Khotanese is an Indo-Iranian language that was spoken by a vibrant Buddhist community centered in Khotan. Khotan was an important city on the ancient trade routes linking Northwest India and China - a route that was also crucial for the flow of Buddhism to Tibet. Khotanese Buddhists had an un-acknowledged but noteworthy impact on Buddhism in Tibet. Although Samye Monastery, built in 787 CE, is widely celebrated as the first Buddhist monastery in Tibet, half a century before then, in 725 CE, seven monastic communities of Khotanese monks were established in Tibet - including one monastery in Lhasa - for Khotanese monks who had arrived as refugees in Tibet, after an anti-Buddhist ruler gained power in Khotan. Additionally, the Tibetan alphabet was based on the Khotanese adaption of the Indian Gupta script. To read more about these and other important interactions between Tibet and Khotan, click here. To find out more about Khotanese Buddhism, click here.

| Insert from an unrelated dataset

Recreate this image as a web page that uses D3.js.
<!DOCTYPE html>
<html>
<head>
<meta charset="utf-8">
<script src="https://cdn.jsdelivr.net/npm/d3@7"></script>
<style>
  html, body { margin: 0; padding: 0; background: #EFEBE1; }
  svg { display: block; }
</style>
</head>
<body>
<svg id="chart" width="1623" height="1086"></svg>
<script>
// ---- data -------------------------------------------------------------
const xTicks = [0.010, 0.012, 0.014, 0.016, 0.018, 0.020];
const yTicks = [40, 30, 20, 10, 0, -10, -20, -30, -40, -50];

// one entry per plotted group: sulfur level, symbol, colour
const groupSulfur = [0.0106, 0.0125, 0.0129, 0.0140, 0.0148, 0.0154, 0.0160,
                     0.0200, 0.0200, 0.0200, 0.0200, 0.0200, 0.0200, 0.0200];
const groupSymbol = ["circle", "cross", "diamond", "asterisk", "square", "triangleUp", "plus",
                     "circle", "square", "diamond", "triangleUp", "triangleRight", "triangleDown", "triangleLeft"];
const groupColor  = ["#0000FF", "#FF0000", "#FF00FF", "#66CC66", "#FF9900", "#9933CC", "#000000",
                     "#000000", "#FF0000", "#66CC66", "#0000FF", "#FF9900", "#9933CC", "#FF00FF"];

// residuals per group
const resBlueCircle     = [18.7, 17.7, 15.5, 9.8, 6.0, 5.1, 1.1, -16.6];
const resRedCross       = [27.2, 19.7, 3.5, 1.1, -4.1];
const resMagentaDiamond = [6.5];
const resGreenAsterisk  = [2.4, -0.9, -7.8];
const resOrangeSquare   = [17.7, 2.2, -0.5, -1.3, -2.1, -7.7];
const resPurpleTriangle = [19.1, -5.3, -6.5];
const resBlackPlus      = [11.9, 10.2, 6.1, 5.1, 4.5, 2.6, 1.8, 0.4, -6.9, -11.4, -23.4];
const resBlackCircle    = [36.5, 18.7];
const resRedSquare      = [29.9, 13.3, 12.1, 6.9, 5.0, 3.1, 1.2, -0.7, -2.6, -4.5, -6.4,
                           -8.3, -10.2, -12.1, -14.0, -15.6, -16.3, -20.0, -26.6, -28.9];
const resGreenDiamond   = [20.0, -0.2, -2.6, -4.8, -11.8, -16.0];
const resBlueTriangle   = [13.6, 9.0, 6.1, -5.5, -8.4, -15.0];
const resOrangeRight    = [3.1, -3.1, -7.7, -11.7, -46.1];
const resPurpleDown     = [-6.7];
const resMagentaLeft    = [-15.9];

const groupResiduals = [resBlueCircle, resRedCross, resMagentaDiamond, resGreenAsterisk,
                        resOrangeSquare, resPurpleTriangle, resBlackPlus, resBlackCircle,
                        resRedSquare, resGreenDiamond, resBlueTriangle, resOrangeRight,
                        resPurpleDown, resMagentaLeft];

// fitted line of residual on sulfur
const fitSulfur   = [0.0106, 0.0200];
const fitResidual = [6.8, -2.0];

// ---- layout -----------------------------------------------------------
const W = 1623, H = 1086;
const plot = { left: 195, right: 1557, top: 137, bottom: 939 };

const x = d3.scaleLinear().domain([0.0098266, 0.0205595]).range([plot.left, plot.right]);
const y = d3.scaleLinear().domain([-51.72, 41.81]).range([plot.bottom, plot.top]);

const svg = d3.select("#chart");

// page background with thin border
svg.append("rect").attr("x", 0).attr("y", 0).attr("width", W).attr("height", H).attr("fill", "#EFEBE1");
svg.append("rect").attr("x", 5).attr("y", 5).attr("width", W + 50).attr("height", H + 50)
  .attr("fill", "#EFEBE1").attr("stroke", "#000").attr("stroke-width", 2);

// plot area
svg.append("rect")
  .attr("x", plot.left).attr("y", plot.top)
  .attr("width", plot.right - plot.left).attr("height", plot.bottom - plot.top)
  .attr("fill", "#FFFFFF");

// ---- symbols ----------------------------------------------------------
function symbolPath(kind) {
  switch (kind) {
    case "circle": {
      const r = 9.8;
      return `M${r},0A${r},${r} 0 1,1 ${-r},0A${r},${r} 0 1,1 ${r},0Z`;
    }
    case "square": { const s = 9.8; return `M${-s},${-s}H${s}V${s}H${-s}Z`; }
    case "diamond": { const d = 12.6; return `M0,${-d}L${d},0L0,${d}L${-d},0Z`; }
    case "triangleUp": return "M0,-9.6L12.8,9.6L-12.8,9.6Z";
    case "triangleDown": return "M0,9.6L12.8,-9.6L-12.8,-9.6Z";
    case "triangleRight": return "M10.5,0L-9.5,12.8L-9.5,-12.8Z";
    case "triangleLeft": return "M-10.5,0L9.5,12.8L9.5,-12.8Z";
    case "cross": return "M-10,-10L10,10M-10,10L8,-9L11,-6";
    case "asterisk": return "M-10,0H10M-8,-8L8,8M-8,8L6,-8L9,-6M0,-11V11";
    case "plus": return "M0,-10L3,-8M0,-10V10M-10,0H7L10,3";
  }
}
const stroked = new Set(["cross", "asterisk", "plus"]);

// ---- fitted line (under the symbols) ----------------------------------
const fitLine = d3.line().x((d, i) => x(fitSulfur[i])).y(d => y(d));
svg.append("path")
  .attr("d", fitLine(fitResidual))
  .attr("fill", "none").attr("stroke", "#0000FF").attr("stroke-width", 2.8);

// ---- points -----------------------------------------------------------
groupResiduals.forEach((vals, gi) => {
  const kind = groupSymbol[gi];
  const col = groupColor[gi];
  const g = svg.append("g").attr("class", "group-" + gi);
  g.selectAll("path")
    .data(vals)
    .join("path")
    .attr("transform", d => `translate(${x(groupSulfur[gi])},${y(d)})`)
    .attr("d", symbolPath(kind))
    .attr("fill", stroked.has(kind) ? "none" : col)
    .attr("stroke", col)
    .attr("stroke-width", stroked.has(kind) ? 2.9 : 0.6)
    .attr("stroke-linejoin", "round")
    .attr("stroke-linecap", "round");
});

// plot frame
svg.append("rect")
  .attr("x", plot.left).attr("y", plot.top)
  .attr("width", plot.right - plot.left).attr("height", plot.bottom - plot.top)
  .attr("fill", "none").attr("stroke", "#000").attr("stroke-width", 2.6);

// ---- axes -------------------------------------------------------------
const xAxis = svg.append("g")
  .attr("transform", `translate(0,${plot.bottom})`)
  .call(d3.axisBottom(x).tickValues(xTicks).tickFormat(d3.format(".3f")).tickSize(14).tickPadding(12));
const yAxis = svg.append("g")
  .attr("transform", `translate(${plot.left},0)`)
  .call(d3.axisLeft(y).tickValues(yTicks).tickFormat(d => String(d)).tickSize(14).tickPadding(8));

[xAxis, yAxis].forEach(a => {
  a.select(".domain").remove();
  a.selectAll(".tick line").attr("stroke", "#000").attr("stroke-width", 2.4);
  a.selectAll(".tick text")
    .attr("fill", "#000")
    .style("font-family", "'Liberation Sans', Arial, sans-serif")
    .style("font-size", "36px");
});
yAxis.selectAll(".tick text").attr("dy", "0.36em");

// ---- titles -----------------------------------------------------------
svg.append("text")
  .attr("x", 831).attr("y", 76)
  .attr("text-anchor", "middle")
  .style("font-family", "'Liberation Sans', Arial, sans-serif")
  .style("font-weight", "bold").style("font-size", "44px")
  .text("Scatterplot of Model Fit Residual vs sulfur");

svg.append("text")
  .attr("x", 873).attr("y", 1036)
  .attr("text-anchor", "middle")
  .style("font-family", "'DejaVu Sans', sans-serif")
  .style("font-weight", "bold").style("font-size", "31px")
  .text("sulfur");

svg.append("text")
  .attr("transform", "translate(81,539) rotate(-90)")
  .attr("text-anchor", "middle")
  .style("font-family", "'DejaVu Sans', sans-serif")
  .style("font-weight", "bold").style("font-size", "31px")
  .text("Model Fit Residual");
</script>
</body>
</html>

A beautiful edition of the existing Khotanese version of the Sanghāta was published in 1993, with an English translation of the Khotanese and corresponding Sanskrit. (There are major portions of the Sanskrit missing from the Khotanese version.) This major effort by Giotto Canevascini, was the first link in a chain that brought the Sanghāta back into active circulation. This fine hardback edition is hard to find, but can sometimes be purchased online. Another option for ordering this book may be pursued by clicking here (with free delivery in the UK.)Incidentally, the publishers of this book very kindly granted their permission for the English translation from the Khotanese in this text to be photocopied and distributed free of charge to a group of students in Wisconsin in 2002. These were the very first copies of the Sanghāta in English to be recited, and the only copies used for recitation in English until the present translation from the Tibetan was prepared.